Erhalten und Pflegen

Der Denkmalgedanke im 19. Jahrhundert

»Es waren schöne glänzende Zeiten, wo Europa ein christliches Land war, wo Eine Christenheit diesen menschlich gestalteten Weltteil bewohnte ...«

Diese Worte des Romantikers Novalis prägten das Mittelalterbild einer ganzen Epoche. Mit dem Mittelalter verband sich für die Romantiker die Sehnsucht nach dem Vergangenen, nach Einheit, Harmonie und einem einfachen, schlichten Leben. Über die wirklichen Lebensverhältnisse der "Vorzeit" wusste man nicht viel. Wichtiger waren die Vorstellungen, die sich mit der »fernen Vergangenheit« verbinden ließen.

Erster Entwurf des Restaurierungsbaus von 1859, Ansicht von Osten mit Querschnitt durchs Langhaus, Ferdinand von Quast. Foto vom Original: Halle, Landesamt für Denkmalpflege Sachsen-Anhalt, Fotoarchiv

Als sich das politische Klima in Deutschland während des Vormärzes veränderte, Preußen und der Konservatismus für eine neue Ordnung sorgten, bekam auch das Mittelalter eine politische Bedeutung. Die Ständegesellschaft, in der jeder seinen festen, von Gott bestimmten Platz hatte, wurde zur natürlichen Ordnung, zum Vorbild für alle Zeiten erklärt. An ihr zu rütteln, galt als Selbstüberschätzung des Menschen.

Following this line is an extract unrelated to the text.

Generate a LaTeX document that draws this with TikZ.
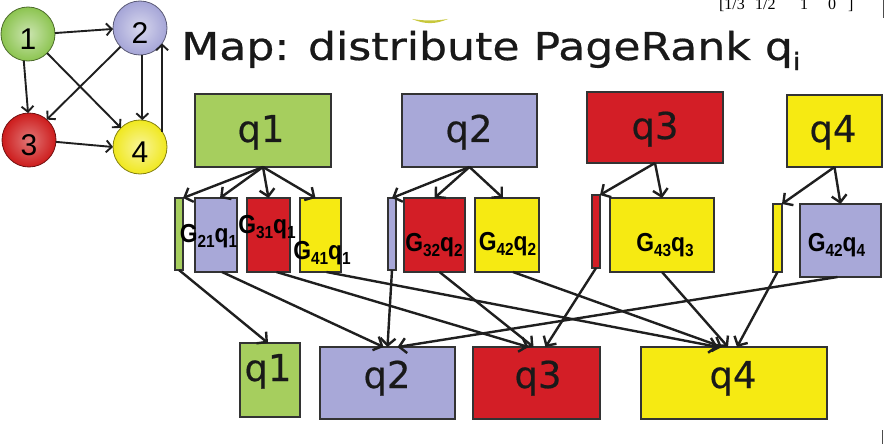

Ferdinand von Quast, selbst Konservativer und Mitglied im preußischen Abgeordnetenhaus, hatte eine klare Vorstellung vom Mittelalter. »Christliches wie vaterländisches Bewußtsein«, so seine Ansicht, wirkten damals »in ungestörter Harmonie« zusammen.

Quast, der bei Schinkel (1781 – 1841) studiert hatte und mit einer Arbeit über frühchristliche Kunst bekannt geworden war, suchte in der "Vorzeit" daher nach »Anknüpfungspunkten zur Fortbildung der Neuzeit«. Seine Aufgabe als staatlicher Konservator verstand er genau in diesem Sinne: Indem Quast die Überreste der Vergangenheit vor dem Verfall bewahrte, wollte er seinen Zeitgenossen die einstige Ordnung vor Augen führen und sie neu beleben.

Quasts Walten als Konservator fiel in eine Zeit, in der die Denkmalpflege es als ihre wichtigste Aufgabe ansah, Baudenkmäler in ihre vermeintlich ursprüngliche Form zurückzuführen und aus späteren Epochen stammende Zusätze zu entfernen. Einzelne Stilepochen wurden zu einem Vollkommenheitsideal stilisiert. Ziel der Denkmalpflege war es seit 1850, die überlieferten Bauwerke als vollkommene Kunstwerke in diesen Gedanken zu integrieren, statt sie in ihrer überlieferten Gestalt als historische Quelle zu begreifen.

Quast distanzierte sich von dieser gängigen Praxis und verteidigte die Vielfalt, die innerhalb eines Bauwerkes repräsentiert war. Für ihn stellte jedes einzelne Monument ein lebendiges Zeugnis der Vergangenheit dar.

Anhand der Spuren, die die Zeit an einem Bauwerk hinterlassen hatte, sollte der aufmerksame Betrachter die Geschichte unmittelbar erfahren können: »Wir dürfen der Geschichte nicht so ins Angesicht schlagen, alle ihre Spuren zu vernichten und so die Fäden zerreissen, die uns mit der Vorzeit in organische Verbindung setzen.« Dennoch war auch Quasts Vorstellung vom Mittelalter stark idealisiert. Am Beispiel der Restaurierung der Gernröder Stiftskirche wird deutlich, dass Quast in den Bauwerken des Mittelalters eine bessere Vergangenheit erblicken und darstellen wollte. Entsprechend dem Geist der Zeit hatte er sich noch nicht vom historistischen Gedankengut befreit.

Erster Entwurf des Restaurierungsbaus von 1859, Grundriss, Ferdinand von Quast. Foto vom Original: Halle, Landesamt für Denkmalpflege Sachsen-Anhalt, Fotoarchiv

Ferdinand von Quasts Pläne sahen eine Erhöhung der Türme vor, um den monumentalen Eindruck der Kirche zu betonen. Auch die Stiftsgebäude sollten restauriert und durch Gärten zu einer Gesamtanlage verbunden werden. Diese Pläne scheiterten an statischen Problemen und Kostenfragen.